The post-ceremony celebration had gone on for hours. John stumbled off to bed at 1am, and Kippy partied with their extended family and friends, knocking back enough whisky for him to end up dancing, something he never bothered with unless he was paralytic.

He'd later woken up John to tell him all about it, seeing as that was how they'd first met. Kippy, a young and just-out art school student, had been at a party and drank too much of the punch. He asked John to dance with him to an Erasure Abba cover and John had taken him home afterwards. That hadn't been their beginning though. As someone who'd been 'out' for far longer, John thought Kippy wasn't right for him.

"I thought you would break my heart," he told him when they'd finally got together. "Young, gorgeous... One of those gays who needed to sow his wild oats."

It had been sort of true. Kippy grew up in a small fishing village in the 1980s. He'd kept his gayness a secret, even dating girls to appear normal to the outside world. When he'd won an art prize, he'd been able to leave Kirkinwall behind and his first year at art school had been heavenly, all the wall-to-wall cock and no-one to horrify with your lusting after it...

He'd done the classic thing, shagged everything that moved for months but the memory of John's eyes and how his gaze felt on him was always present. Every encounter Kippy experienced was tinged by the warmth of that stare. It took a life-threatening beating to bring the two of them together, finally.

Finally, and forever—or at least until death do us part.

The funeral was to take place tomorrow, and Kippy found himself trying on different suits to find one that fitted properly. He'd lost so much weight over the last couple of months, they hung off him. Clinging to your stylishness was his survival mode of choice. His long-ago civil partnership suit still fitted, but was it fitting to wear an outfit of celebration to an occasion of mourning?

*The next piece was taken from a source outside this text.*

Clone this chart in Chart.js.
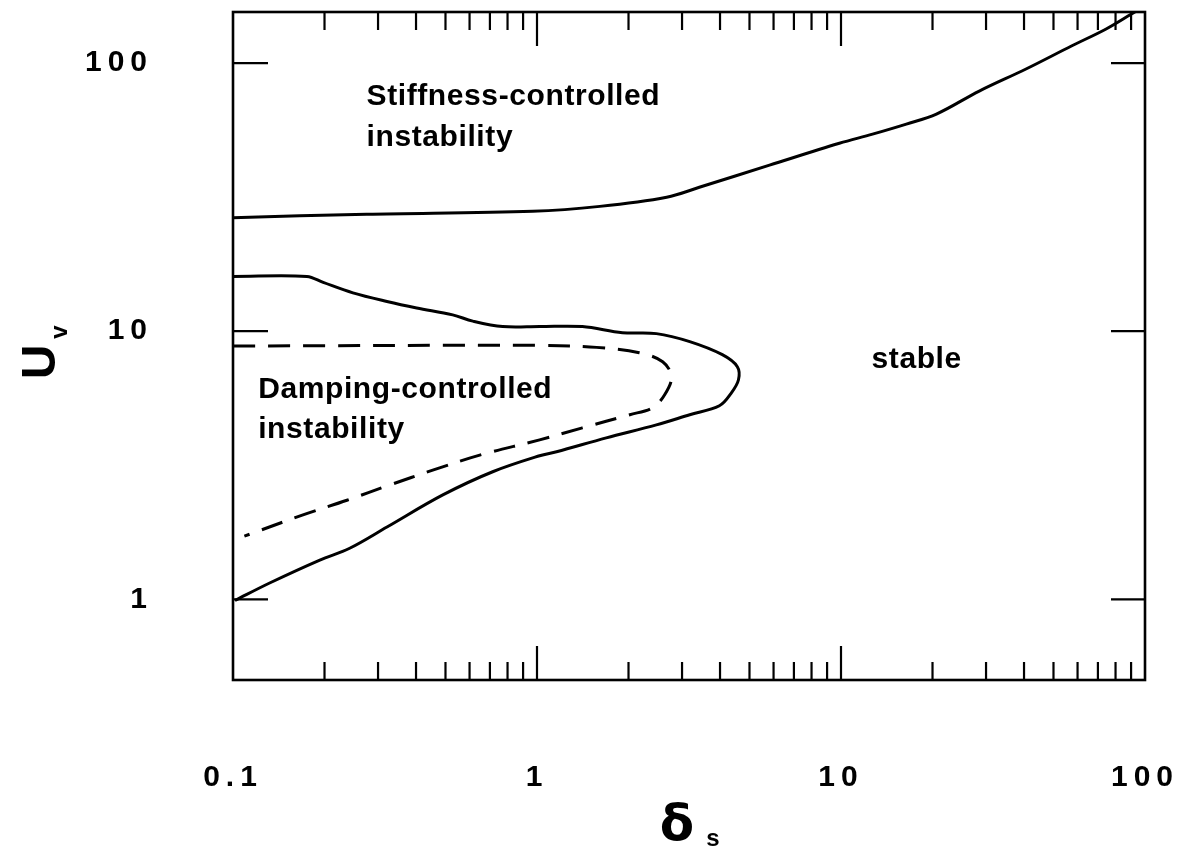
<!DOCTYPE html>
<html>
<head>
<meta charset="utf-8">
<script src="https://cdn.jsdelivr.net/npm/chart.js@4.4.1/dist/chart.umd.min.js"></script>
<style>
  html, body { margin: 0; padding: 0; background: #fff; }
  #wrap { width: 1198px; height: 850px; }
</style>
</head>
<body>
<div id="wrap"><canvas id="stabChart" width="1198" height="850"></canvas></div>
<script>
// boundary curves (delta_s, U_v)
var stiffX = [0.1, 0.275, 0.968, 1.61, 2.67, 3.42, 5.82, 9.88, 12.7, 16.4, 20.6, 28.5, 40.6, 57.5, 74.5, 93.5, 100];
var stiffY = [26.5, 27.3, 28.0, 29.2, 31.6, 34.4, 41.6, 50.2, 54.3, 59.2, 64.5, 78.6, 95, 116, 134, 156, 162];

var dampX = [0.1, 0.175, 0.198, 0.248, 0.321, 0.402, 0.528, 0.615, 0.771, 1.02, 1.41, 1.91, 2.47, 3.18, 4.07, 4.56,
             4.60, 4.36, 3.98, 3.18, 2.47, 1.69, 1.16, 1.02, 0.715, 0.49, 0.321, 0.242, 0.193, 0.132, 0.1015];
var dampY = [16.0, 16.0, 15.2, 13.9, 12.9, 12.2, 11.5, 10.9, 10.4, 10.4, 10.4, 9.87, 9.79, 9.14, 8.17, 7.37,
             6.59, 5.89, 5.27, 4.88, 4.47, 4.0, 3.55, 3.43, 2.99, 2.45, 1.86, 1.55, 1.40, 1.15, 0.99];

var dashX = [0.1, 1.02, 1.57, 2.17, 2.59, 2.77, 2.63, 2.40, 2.02, 1.41, 1.02, 0.648, 0.454, 0.328, 0.237, 0.169, 0.120, 0.109];
var dashY = [8.8, 8.85, 8.7, 8.31, 7.69, 6.76, 5.79, 5.18, 4.88, 4.36, 3.93, 3.45, 3.03, 2.67, 2.34, 2.06, 1.79, 1.72];

var xTickValues = [0.1, 1, 10, 100];
var xTickLabels = ['0.1', '1', '10', '100'];
var yTickValues = [1, 10, 100];
var yTickLabels = ['1', '10', '100'];

// region names, anchored in data coordinates
var notes = [
    { text: 'Stiffness-controlled', x: 0.275, y: 69.6 },
    { text: 'instability', x: 0.275, y: 49 },
    { text: 'Damping-controlled', x: 0.121, y: 5.64 },
    { text: 'instability', x: 0.121, y: 4.0 },
    { text: 'stable', x: 12.6, y: 7.31 }
];

function pts(xs, ys) {
    var out = [];
    for (var i = 0; i < xs.length; i++) out.push({ x: xs[i], y: ys[i] });
    return out;
}

var FONT = '"Liberation Sans", Arial, Helvetica, sans-serif';

// keep the plot box where the original has it
function noEdgePadding(scale) {
    scale.paddingTop = 0;
    scale.paddingBottom = 0;
    scale.paddingLeft = 0;
    scale.paddingRight = 0;
}

var framePlugin = {
    id: 'frame',
    beforeDraw: function (chart) {
        chart.ctx.letterSpacing = '6px';   // spaced tick numbers
    },
    beforeDatasetsDraw: function (chart) {
        chart.ctx.letterSpacing = '0px';
    },
    afterDraw: function (chart) {
        var ctx = chart.ctx, a = chart.chartArea;
        var xs = chart.scales.x, ys = chart.scales.y;
        ctx.save();
        ctx.strokeStyle = '#000';
        ctx.lineWidth = 2.6;
        ctx.strokeRect(a.left, a.top, a.right - a.left, a.bottom - a.top);

        // inward tick marks, top and bottom
        ctx.lineWidth = 2.2;
        ctx.beginPath();
        [0.1, 1, 10].forEach(function (d) {
            for (var k = 1; k <= 9; k++) {
                var v = d * k;
                if (v <= 0.1) continue;
                var px = xs.getPixelForValue(v);
                var len = (k === 1) ? 34 : 18;
                ctx.moveTo(px, a.top); ctx.lineTo(px, a.top + len);
                ctx.moveTo(px, a.bottom); ctx.lineTo(px, a.bottom - len);
            }
        });
        // left and right ticks on decades
        yTickValues.forEach(function (v) {
            var py = ys.getPixelForValue(v);
            ctx.moveTo(a.left, py); ctx.lineTo(a.left + 35, py);
            ctx.moveTo(a.right, py); ctx.lineTo(a.right - 34, py);
        });
        ctx.stroke();

        // region labels
        ctx.fillStyle = '#000';
        ctx.font = 'bold 30px ' + FONT;
        ctx.letterSpacing = '0.6px';
        ctx.textAlign = 'left';
        ctx.textBaseline = 'alphabetic';
        notes.forEach(function (n) {
            ctx.fillText(n.text, xs.getPixelForValue(n.x), ys.getPixelForValue(n.y));
        });
        ctx.letterSpacing = '0px';

        // axis titles with subscripts
        var cx = (a.left + a.right) / 2;
        ctx.font = 'bold 50px "DejaVu Sans", ' + FONT;
        ctx.textAlign = 'center';
        ctx.fillText('\u03b4', cx - 12, 840);
        ctx.font = 'bold 24px ' + FONT;
        ctx.fillText('s', cx + 24, 846);

        ctx.translate(55, (a.top + a.bottom) / 2 + 16);
        ctx.rotate(-Math.PI / 2);
        ctx.font = 'bold 48px ' + FONT;
        ctx.textAlign = 'center';
        ctx.fillText('U', 0, 0);
        ctx.font = 'bold 24px ' + FONT;
        ctx.fillText('v', 30, 12);
        ctx.restore();
    }
};

var lineStyle = {
    showLine: true,
    borderColor: '#000',
    borderWidth: 3,
    pointRadius: 0,
    tension: 0.35,
    fill: false
};

var config = {
    type: 'scatter',
    data: {
        datasets: [
            Object.assign({ label: 'stiffness boundary', data: pts(stiffX, stiffY) }, lineStyle),
            Object.assign({ label: 'damping boundary', data: pts(dampX, dampY) }, lineStyle),
            Object.assign({ label: 'damping boundary (dashed)', data: pts(dashX, dashY), borderDash: [22, 13] }, lineStyle)
        ]
    },
    options: {
        responsive: false,
        animation: false,
        layout: { padding: { left: 0, right: 53, top: 12, bottom: 0 } },
        plugins: {
            legend: { display: false },
            tooltip: { enabled: false }
        },
        scales: {
            x: {
                type: 'logarithmic',
                min: 0.1,
                max: 100,
                grid: { display: false, drawTicks: false },
                border: { display: false },
                afterBuildTicks: function (scale) {
                    scale.ticks = xTickValues.map(function (v) { return { value: v }; });
                },
                afterFit: function (scale) {
                    scale.height = 170;
                    noEdgePadding(scale);
                },
                ticks: {
                    autoSkip: false,
                    maxRotation: 0,
                    minRotation: 0,
                    padding: 80,
                    color: '#000',
                    font: { family: FONT, size: 30, weight: 'bold' },
                    callback: function (value, index) { return xTickLabels[index]; }
                }
            },
            y: {
                type: 'logarithmic',
                min: 0.5,
                max: 155,
                grid: { display: false, drawTicks: false },
                border: { display: false },
                afterBuildTicks: function (scale) {
                    scale.ticks = yTickValues.map(function (v) { return { value: v }; });
                },
                afterFit: function (scale) {
                    scale.width = 233;
                    noEdgePadding(scale);
                },
                ticks: {
                    autoSkip: false,
                    padding: 80,
                    color: '#000',
                    font: { family: FONT, size: 30, weight: 'bold' },
                    callback: function (value, index) { return yTickLabels[index]; }
                }
            }
        }
    },
    plugins: [framePlugin]
};

var ctx = document.getElementById('stabChart');
window.stabChart = new Chart(ctx, config);
</script>
</body>
</html>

Lillian would say 'yes', but then she would. He'd be promoting her clothing and he wouldn't put it past her to photograph him surreptitiously in it and then post it online. He longed to ask for her opinion. "Do I wear the suit, or buy another one?"

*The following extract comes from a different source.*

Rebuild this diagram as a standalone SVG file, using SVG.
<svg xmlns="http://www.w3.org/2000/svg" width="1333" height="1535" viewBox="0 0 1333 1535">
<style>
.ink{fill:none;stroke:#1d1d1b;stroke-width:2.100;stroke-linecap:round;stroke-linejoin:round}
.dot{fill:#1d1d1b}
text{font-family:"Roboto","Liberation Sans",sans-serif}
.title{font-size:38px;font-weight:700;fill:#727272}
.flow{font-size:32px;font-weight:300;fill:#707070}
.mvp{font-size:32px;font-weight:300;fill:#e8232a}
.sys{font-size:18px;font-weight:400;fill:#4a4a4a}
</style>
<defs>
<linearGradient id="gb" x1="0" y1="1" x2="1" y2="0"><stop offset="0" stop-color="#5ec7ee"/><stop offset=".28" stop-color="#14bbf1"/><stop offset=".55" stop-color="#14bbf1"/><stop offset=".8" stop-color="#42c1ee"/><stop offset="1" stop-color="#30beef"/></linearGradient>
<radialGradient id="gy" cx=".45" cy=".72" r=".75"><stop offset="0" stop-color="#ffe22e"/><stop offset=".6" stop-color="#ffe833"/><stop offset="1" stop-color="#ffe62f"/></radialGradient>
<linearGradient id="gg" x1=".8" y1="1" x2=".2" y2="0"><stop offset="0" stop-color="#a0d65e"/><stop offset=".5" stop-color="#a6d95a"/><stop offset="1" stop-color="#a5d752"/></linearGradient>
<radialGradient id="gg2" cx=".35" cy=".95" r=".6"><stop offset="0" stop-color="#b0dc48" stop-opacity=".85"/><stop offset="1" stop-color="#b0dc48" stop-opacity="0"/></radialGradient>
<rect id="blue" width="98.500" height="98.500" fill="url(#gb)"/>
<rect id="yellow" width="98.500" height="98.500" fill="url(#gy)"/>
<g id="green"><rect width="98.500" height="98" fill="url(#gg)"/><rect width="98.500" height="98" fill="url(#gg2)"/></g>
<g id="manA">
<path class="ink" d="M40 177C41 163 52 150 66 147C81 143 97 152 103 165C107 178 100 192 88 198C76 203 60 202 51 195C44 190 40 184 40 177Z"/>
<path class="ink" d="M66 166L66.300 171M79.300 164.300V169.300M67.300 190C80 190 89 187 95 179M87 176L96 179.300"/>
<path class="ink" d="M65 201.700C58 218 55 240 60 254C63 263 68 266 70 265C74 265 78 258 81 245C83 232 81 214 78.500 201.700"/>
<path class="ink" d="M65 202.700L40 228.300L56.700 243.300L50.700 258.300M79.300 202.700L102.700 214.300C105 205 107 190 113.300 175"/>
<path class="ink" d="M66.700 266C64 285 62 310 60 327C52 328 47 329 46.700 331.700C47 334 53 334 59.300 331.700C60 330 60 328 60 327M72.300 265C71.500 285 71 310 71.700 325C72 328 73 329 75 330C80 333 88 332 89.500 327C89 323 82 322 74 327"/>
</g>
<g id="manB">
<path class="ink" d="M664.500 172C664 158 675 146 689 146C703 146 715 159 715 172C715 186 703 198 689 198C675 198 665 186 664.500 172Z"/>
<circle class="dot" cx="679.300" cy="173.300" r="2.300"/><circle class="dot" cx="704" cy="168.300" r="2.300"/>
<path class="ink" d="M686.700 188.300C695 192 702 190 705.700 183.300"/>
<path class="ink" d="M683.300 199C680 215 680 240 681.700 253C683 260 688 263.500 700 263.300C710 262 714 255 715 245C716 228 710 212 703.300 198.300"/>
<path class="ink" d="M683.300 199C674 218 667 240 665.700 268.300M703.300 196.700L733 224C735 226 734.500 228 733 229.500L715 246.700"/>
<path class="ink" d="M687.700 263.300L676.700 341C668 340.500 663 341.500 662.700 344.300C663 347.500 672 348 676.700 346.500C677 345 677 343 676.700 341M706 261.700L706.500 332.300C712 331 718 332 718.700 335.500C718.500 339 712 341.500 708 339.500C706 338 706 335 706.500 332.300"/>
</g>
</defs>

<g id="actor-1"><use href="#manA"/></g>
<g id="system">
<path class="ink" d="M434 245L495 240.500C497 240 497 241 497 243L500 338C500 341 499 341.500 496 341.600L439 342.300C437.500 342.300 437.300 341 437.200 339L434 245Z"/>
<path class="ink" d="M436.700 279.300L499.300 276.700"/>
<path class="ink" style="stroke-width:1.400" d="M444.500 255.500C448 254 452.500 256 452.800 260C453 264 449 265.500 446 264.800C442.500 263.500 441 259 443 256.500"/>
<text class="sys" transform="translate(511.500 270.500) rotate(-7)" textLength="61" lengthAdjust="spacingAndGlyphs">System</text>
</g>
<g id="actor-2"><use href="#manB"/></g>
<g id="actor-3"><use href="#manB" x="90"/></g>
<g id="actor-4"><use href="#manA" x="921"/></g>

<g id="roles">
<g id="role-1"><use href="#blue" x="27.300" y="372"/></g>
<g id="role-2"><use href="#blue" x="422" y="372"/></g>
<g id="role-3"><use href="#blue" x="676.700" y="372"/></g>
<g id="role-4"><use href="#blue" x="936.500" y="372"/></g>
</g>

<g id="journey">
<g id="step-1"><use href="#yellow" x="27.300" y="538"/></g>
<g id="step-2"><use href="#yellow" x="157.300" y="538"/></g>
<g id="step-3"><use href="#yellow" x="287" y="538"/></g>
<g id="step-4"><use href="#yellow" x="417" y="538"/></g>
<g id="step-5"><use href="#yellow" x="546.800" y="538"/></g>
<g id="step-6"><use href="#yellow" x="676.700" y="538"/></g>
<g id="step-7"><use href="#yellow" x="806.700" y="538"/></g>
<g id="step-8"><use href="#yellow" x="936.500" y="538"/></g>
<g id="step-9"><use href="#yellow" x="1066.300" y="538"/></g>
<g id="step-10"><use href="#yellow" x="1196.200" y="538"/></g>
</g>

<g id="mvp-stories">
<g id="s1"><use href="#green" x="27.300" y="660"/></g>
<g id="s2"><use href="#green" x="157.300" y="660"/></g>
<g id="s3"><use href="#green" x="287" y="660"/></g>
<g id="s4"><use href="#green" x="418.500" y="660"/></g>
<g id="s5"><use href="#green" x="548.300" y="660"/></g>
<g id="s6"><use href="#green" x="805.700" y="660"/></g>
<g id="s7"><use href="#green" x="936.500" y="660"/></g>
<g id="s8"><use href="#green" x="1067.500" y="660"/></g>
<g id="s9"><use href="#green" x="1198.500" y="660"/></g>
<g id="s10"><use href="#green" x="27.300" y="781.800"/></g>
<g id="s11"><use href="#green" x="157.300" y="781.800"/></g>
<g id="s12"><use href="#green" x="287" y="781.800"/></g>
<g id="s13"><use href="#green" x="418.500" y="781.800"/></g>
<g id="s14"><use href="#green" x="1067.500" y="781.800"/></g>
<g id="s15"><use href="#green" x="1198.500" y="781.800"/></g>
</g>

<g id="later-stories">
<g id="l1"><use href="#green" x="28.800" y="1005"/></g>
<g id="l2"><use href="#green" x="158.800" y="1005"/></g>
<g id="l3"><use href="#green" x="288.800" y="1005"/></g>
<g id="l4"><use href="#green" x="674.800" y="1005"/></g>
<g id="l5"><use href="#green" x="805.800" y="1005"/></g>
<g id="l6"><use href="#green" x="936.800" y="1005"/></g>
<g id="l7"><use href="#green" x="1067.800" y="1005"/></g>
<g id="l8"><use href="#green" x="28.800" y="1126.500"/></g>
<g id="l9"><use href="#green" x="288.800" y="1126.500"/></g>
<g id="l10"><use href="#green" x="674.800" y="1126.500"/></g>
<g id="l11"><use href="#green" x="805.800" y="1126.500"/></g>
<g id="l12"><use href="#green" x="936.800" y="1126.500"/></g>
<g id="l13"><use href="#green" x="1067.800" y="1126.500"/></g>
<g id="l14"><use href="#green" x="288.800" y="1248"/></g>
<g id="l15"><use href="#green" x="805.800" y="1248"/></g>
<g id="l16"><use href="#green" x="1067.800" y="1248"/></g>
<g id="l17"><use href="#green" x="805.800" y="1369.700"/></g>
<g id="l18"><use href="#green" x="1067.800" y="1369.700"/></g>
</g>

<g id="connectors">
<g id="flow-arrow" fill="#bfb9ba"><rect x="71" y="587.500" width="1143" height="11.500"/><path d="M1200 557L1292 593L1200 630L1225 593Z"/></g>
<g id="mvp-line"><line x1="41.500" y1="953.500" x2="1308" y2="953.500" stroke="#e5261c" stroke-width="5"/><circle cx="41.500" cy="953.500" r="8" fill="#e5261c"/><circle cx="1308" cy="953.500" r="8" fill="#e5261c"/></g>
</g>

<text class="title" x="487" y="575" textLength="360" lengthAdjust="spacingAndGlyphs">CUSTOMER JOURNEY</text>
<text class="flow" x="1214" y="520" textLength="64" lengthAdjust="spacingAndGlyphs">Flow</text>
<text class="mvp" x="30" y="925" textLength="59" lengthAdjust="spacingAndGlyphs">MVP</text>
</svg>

He hadn't told her in person about John's death, unable to face that complication, but someone would have passed the news on. John had been an old family friend, and he was...something Kippy tried not to think about too often. Lillian would come to the funeral if he wanted her to or not.

And he found he did. She could even bring her too if she wanted.

Still stuck on the question of appropriate funeral gear, he went out. Fraser's had come to the tail end of the January sales and the gentlemen in Menswear pounced on him, razor-sharp radars detecting gayness and a liking for decent clothing at first glance.

When the guy asked what the suit was for, Kippy couldn't be bothered telling the truth. Sympathy from someone who hadn't known John would have been too hard to handle. He couldn't bear to hear condolences trotted out in fake sincerity. He'd lost weight, he said, and nothing in his wardrobe fitted.

Dan, the salesman, eyed him enviously. He was what John would have called deliciously plump, and Kippy described as fat.

"How did you manage that over Christmas and New Year?" Dan's voice had slipped, resentment replacing the usual customer cultivation tones. "I ate my bodyweight in chocolate."

Kippy said he'd been ill, smiling to himself when Dan slipped back into obsequious mode.

He managed to find Kippy a gorgeous suit. It was more flamboyant than anything he'd usually wear (and ludicrously expensive), but it fitted beautifully. Kippy had been a skinny young man who'd turned into a slim older bloke. The weight loss had turned him skinny again and the new burgundy suit looked as if it had been sewn on. The sheen of it would have been tacky on anything less expensive. He handed his card over and tried not to wince.

At least he'd been able to resist Dan when he'd tried to steer him to new shoes as well.

Now, all he had to do was get through the next day.